━━━ DATA BLOCK

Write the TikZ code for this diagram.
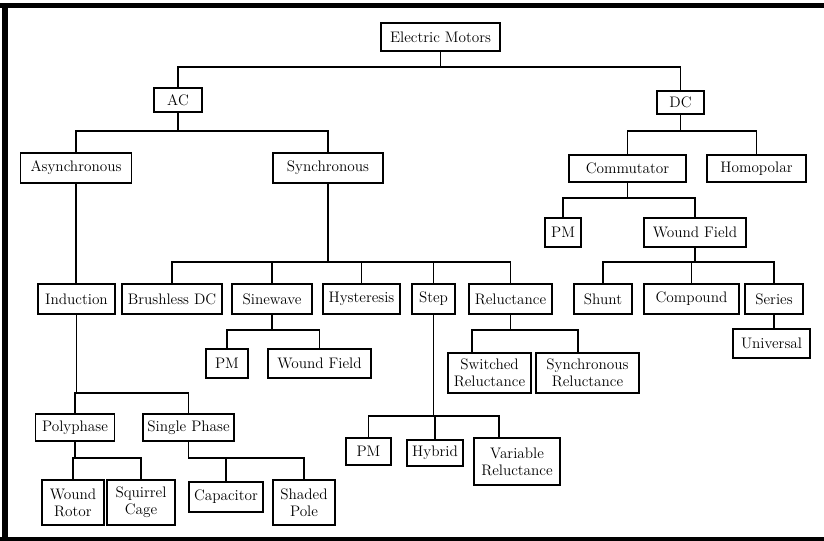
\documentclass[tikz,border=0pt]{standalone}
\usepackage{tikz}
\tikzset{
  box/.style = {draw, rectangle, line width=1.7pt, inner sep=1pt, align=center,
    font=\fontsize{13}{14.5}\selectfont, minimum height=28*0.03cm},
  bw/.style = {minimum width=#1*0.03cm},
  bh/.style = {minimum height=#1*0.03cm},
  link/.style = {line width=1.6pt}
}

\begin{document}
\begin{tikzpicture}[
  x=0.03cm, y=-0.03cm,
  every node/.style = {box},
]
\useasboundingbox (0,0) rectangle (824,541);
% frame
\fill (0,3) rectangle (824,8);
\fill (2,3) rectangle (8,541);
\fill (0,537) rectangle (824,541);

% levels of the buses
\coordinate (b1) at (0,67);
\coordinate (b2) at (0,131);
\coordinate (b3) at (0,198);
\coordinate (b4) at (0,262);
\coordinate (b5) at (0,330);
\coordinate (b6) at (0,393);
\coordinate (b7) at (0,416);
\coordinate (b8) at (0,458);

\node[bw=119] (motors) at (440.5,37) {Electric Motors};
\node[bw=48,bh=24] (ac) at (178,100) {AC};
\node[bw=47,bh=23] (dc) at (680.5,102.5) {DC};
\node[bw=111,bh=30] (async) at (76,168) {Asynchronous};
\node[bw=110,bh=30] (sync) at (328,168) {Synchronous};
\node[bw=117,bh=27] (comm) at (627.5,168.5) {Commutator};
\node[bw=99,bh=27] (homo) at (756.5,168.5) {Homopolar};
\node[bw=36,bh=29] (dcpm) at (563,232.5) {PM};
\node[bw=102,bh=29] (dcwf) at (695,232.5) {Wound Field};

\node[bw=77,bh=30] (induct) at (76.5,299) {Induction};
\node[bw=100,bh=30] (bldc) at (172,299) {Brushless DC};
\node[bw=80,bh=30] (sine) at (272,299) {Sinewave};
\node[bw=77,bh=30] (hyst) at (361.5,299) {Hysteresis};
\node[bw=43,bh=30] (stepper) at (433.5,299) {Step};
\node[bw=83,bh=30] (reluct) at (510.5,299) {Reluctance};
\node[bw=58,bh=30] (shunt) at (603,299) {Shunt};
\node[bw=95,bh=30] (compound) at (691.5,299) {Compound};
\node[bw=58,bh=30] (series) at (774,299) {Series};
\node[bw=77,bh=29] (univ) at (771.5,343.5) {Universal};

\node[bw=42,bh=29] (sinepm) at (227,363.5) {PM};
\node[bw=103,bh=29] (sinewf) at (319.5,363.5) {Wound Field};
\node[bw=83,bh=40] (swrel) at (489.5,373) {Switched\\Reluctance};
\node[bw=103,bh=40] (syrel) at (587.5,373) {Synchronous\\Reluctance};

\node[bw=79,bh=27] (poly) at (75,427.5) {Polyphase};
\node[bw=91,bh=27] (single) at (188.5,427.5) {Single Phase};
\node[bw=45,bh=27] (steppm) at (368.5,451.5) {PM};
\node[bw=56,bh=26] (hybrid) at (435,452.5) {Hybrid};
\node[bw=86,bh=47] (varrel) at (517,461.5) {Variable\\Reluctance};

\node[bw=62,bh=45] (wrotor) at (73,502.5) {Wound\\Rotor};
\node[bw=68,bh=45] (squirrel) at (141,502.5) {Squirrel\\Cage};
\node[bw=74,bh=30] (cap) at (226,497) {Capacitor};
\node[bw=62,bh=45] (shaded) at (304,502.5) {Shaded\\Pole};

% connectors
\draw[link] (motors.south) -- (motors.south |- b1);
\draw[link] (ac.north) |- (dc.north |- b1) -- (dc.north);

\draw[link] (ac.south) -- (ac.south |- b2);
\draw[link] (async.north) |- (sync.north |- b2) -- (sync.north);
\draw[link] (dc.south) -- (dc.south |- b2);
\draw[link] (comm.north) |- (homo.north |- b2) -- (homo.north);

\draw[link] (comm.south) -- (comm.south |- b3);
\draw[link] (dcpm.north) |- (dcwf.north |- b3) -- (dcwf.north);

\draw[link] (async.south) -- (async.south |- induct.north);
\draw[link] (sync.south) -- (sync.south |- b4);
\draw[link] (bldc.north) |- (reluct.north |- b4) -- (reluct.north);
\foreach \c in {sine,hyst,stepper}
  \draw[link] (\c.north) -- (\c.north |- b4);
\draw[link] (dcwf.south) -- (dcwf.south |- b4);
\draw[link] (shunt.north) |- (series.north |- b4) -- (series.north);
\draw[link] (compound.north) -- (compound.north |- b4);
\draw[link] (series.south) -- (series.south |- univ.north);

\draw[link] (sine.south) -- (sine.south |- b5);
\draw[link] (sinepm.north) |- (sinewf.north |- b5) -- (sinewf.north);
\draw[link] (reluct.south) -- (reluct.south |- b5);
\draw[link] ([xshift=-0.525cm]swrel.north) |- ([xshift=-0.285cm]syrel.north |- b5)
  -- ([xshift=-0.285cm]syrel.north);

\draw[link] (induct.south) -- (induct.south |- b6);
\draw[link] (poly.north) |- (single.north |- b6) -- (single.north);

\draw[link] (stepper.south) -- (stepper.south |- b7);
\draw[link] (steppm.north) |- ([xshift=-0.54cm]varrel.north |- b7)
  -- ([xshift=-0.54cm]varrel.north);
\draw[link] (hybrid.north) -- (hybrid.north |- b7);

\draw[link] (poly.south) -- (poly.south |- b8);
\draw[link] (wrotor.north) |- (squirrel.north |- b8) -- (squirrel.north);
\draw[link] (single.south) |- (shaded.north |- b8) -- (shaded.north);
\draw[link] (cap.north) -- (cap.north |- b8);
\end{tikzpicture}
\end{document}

━━━━━━

Your copy of the data should match it exactly, except that pictures are left out.

Write the TikZ code for this diagram.
\documentclass[tikz,border=0pt]{standalone}
\usepackage{tikz}
\tikzset{
  box/.style = {draw, rectangle, line width=1.7pt, inner sep=1pt, align=center,
    font=\fontsize{13}{14.5}\selectfont, minimum height=28*0.03cm},
  bw/.style = {minimum width=#1*0.03cm},
  bh/.style = {minimum height=#1*0.03cm},
  link/.style = {line width=1.6pt}
}

\begin{document}
\begin{tikzpicture}[
  x=0.03cm, y=-0.03cm,
  every node/.style = {box},
]
\useasboundingbox (0,0) rectangle (824,541);
% frame
\fill (0,3) rectangle (824,8);
\fill (2,3) rectangle (8,541);
\fill (0,537) rectangle (824,541);

% levels of the buses
\coordinate (b1) at (0,67);
\coordinate (b2) at (0,131);
\coordinate (b3) at (0,198);
\coordinate (b4) at (0,262);
\coordinate (b5) at (0,330);
\coordinate (b6) at (0,393);
\coordinate (b7) at (0,416);
\coordinate (b8) at (0,458);

\node[bw=119] (motors) at (440.5,37) {Electric Motors};
\node[bw=48,bh=24] (ac) at (178,100) {AC};
\node[bw=47,bh=23] (dc) at (680.5,102.5) {DC};
\node[bw=111,bh=30] (async) at (76,168) {Asynchronous};
\node[bw=110,bh=30] (sync) at (328,168) {Synchronous};
\node[bw=117,bh=27] (comm) at (627.5,168.5) {Commutator};
\node[bw=99,bh=27] (homo) at (756.5,168.5) {Homopolar};
\node[bw=36,bh=29] (dcpm) at (563,232.5) {PM};
\node[bw=102,bh=29] (dcwf) at (695,232.5) {Wound Field};

\node[bw=77,bh=30] (induct) at (76.5,299) {Induction};
\node[bw=100,bh=30] (bldc) at (172,299) {Brushless DC};
\node[bw=80,bh=30] (sine) at (272,299) {Sinewave};
\node[bw=77,bh=30] (hyst) at (361.5,299) {Hysteresis};
\node[bw=43,bh=30] (stepper) at (433.5,299) {Step};
\node[bw=83,bh=30] (reluct) at (510.5,299) {Reluctance};
\node[bw=58,bh=30] (shunt) at (603,299) {Shunt};
\node[bw=95,bh=30] (compound) at (691.5,299) {Compound};
\node[bw=58,bh=30] (series) at (774,299) {Series};
\node[bw=77,bh=29] (univ) at (771.5,343.5) {Universal};

\node[bw=42,bh=29] (sinepm) at (227,363.5) {PM};
\node[bw=103,bh=29] (sinewf) at (319.5,363.5) {Wound Field};
\node[bw=83,bh=40] (swrel) at (489.5,373) {Switched\\Reluctance};
\node[bw=103,bh=40] (syrel) at (587.5,373) {Synchronous\\Reluctance};

\node[bw=79,bh=27] (poly) at (75,427.5) {Polyphase};
\node[bw=91,bh=27] (single) at (188.5,427.5) {Single Phase};
\node[bw=45,bh=27] (steppm) at (368.5,451.5) {PM};
\node[bw=56,bh=26] (hybrid) at (435,452.5) {Hybrid};
\node[bw=86,bh=47] (varrel) at (517,461.5) {Variable\\Reluctance};

\node[bw=62,bh=45] (wrotor) at (73,502.5) {Wound\\Rotor};
\node[bw=68,bh=45] (squirrel) at (141,502.5) {Squirrel\\Cage};
\node[bw=74,bh=30] (cap) at (226,497) {Capacitor};
\node[bw=62,bh=45] (shaded) at (304,502.5) {Shaded\\Pole};

% connectors
\draw[link] (motors.south) -- (motors.south |- b1);
\draw[link] (ac.north) |- (dc.north |- b1) -- (dc.north);

\draw[link] (ac.south) -- (ac.south |- b2);
\draw[link] (async.north) |- (sync.north |- b2) -- (sync.north);
\draw[link] (dc.south) -- (dc.south |- b2);
\draw[link] (comm.north) |- (homo.north |- b2) -- (homo.north);

\draw[link] (comm.south) -- (comm.south |- b3);
\draw[link] (dcpm.north) |- (dcwf.north |- b3) -- (dcwf.north);

\draw[link] (async.south) -- (async.south |- induct.north);
\draw[link] (sync.south) -- (sync.south |- b4);
\draw[link] (bldc.north) |- (reluct.north |- b4) -- (reluct.north);
\foreach \c in {sine,hyst,stepper}
  \draw[link] (\c.north) -- (\c.north |- b4);
\draw[link] (dcwf.south) -- (dcwf.south |- b4);
\draw[link] (shunt.north) |- (series.north |- b4) -- (series.north);
\draw[link] (compound.north) -- (compound.north |- b4);
\draw[link] (series.south) -- (series.south |- univ.north);

\draw[link] (sine.south) -- (sine.south |- b5);
\draw[link] (sinepm.north) |- (sinewf.north |- b5) -- (sinewf.north);
\draw[link] (reluct.south) -- (reluct.south |- b5);
\draw[link] ([xshift=-0.525cm]swrel.north) |- ([xshift=-0.285cm]syrel.north |- b5)
  -- ([xshift=-0.285cm]syrel.north);

\draw[link] (induct.south) -- (induct.south |- b6);
\draw[link] (poly.north) |- (single.north |- b6) -- (single.north);

\draw[link] (stepper.south) -- (stepper.south |- b7);
\draw[link] (steppm.north) |- ([xshift=-0.54cm]varrel.north |- b7)
  -- ([xshift=-0.54cm]varrel.north);
\draw[link] (hybrid.north) -- (hybrid.north |- b7);

\draw[link] (poly.south) -- (poly.south |- b8);
\draw[link] (wrotor.north) |- (squirrel.north |- b8) -- (squirrel.north);
\draw[link] (single.south) |- (shaded.north |- b8) -- (shaded.north);
\draw[link] (cap.north) -- (cap.north |- b8);
\end{tikzpicture}
\end{document}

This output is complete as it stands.